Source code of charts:
####################
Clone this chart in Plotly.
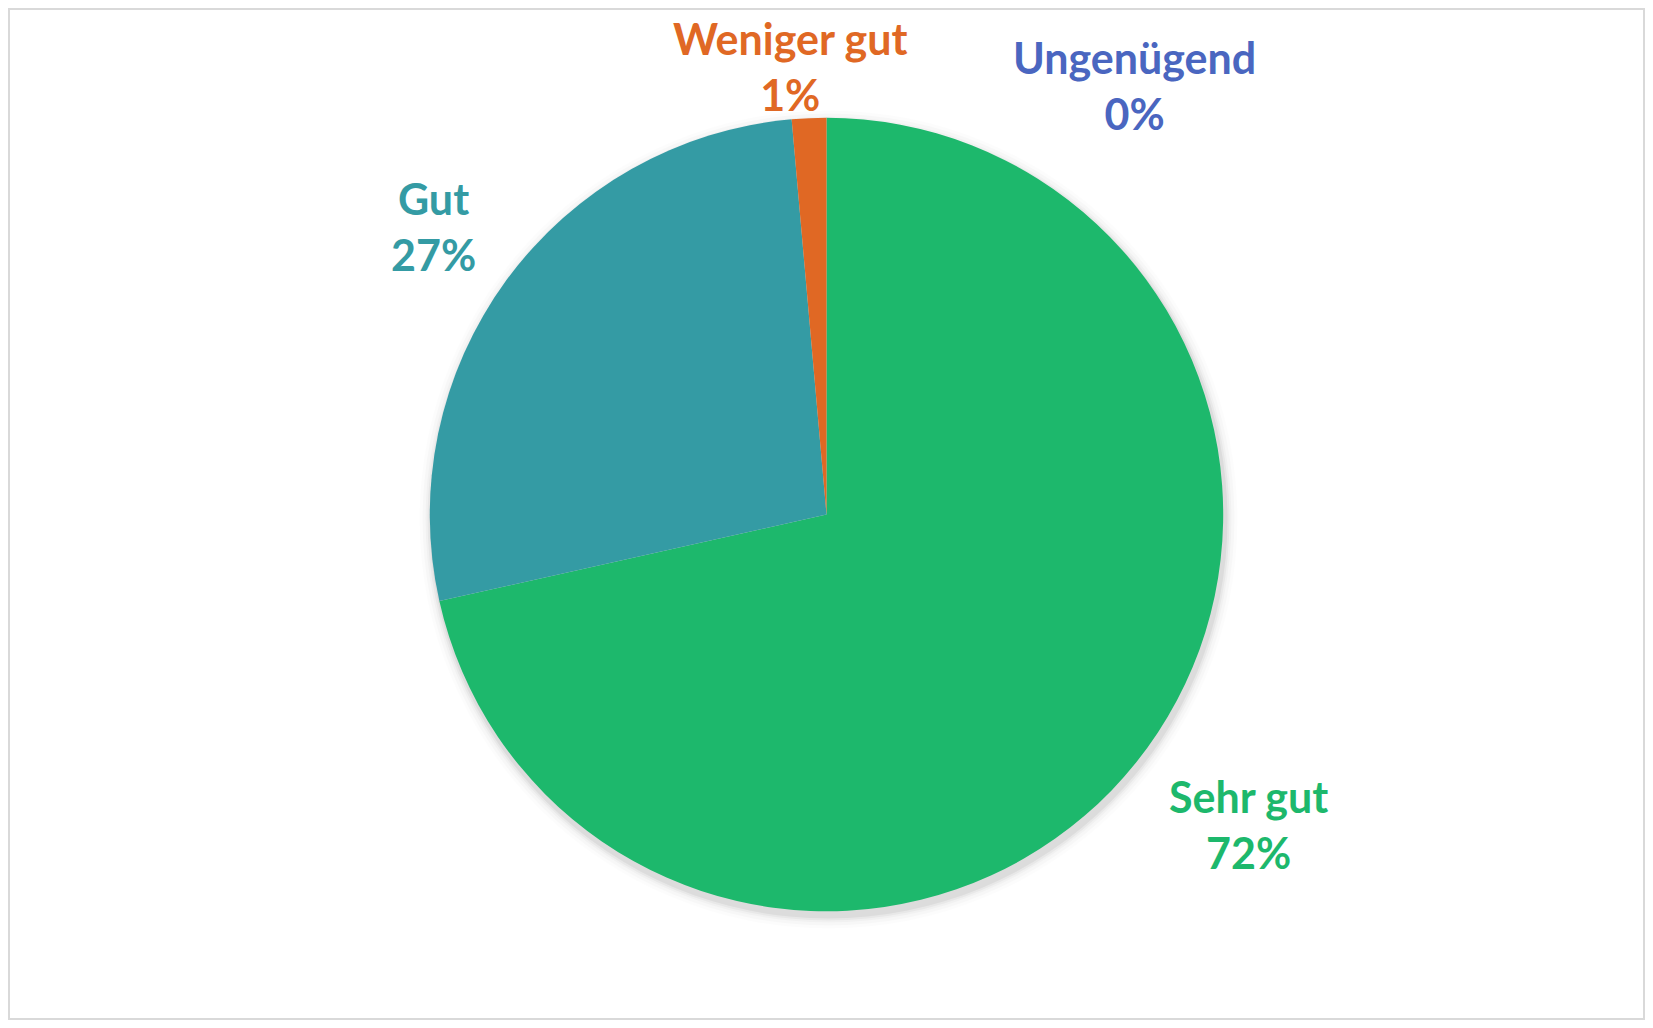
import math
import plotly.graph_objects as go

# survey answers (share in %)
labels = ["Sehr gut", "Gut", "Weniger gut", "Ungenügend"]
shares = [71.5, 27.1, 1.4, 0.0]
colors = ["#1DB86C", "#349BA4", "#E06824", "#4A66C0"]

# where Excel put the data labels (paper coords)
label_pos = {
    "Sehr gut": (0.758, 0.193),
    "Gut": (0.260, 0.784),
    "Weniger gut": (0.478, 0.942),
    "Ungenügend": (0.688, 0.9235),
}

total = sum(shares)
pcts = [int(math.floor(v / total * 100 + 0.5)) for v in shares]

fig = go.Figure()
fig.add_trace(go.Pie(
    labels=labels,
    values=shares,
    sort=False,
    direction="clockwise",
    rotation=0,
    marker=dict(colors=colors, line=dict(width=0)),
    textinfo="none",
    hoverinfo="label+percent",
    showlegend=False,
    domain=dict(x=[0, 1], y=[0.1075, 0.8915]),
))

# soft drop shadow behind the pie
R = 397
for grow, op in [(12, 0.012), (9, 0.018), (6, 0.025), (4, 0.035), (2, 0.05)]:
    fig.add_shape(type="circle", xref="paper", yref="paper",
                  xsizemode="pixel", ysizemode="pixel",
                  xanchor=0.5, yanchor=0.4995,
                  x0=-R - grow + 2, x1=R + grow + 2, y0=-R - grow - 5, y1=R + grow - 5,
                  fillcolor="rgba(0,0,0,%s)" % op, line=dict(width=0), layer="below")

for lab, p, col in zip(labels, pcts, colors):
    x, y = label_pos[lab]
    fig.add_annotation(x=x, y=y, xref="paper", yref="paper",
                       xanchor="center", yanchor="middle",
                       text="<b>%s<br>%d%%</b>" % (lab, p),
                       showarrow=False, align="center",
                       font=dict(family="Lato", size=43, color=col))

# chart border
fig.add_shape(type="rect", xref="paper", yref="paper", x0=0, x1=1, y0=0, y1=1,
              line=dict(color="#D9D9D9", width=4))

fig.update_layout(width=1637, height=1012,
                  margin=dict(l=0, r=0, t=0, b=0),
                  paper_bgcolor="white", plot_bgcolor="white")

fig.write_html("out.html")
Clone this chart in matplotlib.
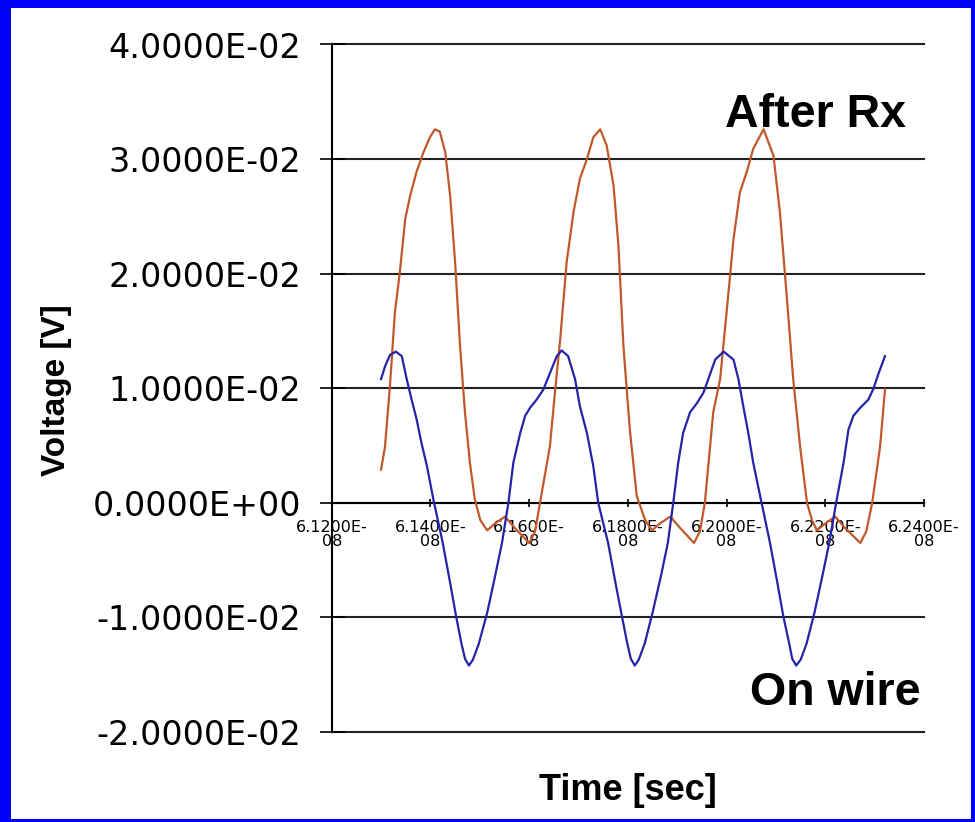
####################
Your goal:
Retype all the records shown above, character for character. Omit every picture.

Written response:
Clone this chart in Plotly.
import math
import plotly.graph_objects as go

# survey answers (share in %)
labels = ["Sehr gut", "Gut", "Weniger gut", "Ungenügend"]
shares = [71.5, 27.1, 1.4, 0.0]
colors = ["#1DB86C", "#349BA4", "#E06824", "#4A66C0"]

# where Excel put the data labels (paper coords)
label_pos = {
    "Sehr gut": (0.758, 0.193),
    "Gut": (0.260, 0.784),
    "Weniger gut": (0.478, 0.942),
    "Ungenügend": (0.688, 0.9235),
}

total = sum(shares)
pcts = [int(math.floor(v / total * 100 + 0.5)) for v in shares]

fig = go.Figure()
fig.add_trace(go.Pie(
    labels=labels,
    values=shares,
    sort=False,
    direction="clockwise",
    rotation=0,
    marker=dict(colors=colors, line=dict(width=0)),
    textinfo="none",
    hoverinfo="label+percent",
    showlegend=False,
    domain=dict(x=[0, 1], y=[0.1075, 0.8915]),
))

# soft drop shadow behind the pie
R = 397
for grow, op in [(12, 0.012), (9, 0.018), (6, 0.025), (4, 0.035), (2, 0.05)]:
    fig.add_shape(type="circle", xref="paper", yref="paper",
                  xsizemode="pixel", ysizemode="pixel",
                  xanchor=0.5, yanchor=0.4995,
                  x0=-R - grow + 2, x1=R + grow + 2, y0=-R - grow - 5, y1=R + grow - 5,
                  fillcolor="rgba(0,0,0,%s)" % op, line=dict(width=0), layer="below")

for lab, p, col in zip(labels, pcts, colors):
    x, y = label_pos[lab]
    fig.add_annotation(x=x, y=y, xref="paper", yref="paper",
                       xanchor="center", yanchor="middle",
                       text="<b>%s<br>%d%%</b>" % (lab, p),
                       showarrow=False, align="center",
                       font=dict(family="Lato", size=43, color=col))

# chart border
fig.add_shape(type="rect", xref="paper", yref="paper", x0=0, x1=1, y0=0, y1=1,
              line=dict(color="#D9D9D9", width=4))

fig.update_layout(width=1637, height=1012,
                  margin=dict(l=0, r=0, t=0, b=0),
                  paper_bgcolor="white", plot_bgcolor="white")

fig.write_html("out.html")
Clone this chart in matplotlib.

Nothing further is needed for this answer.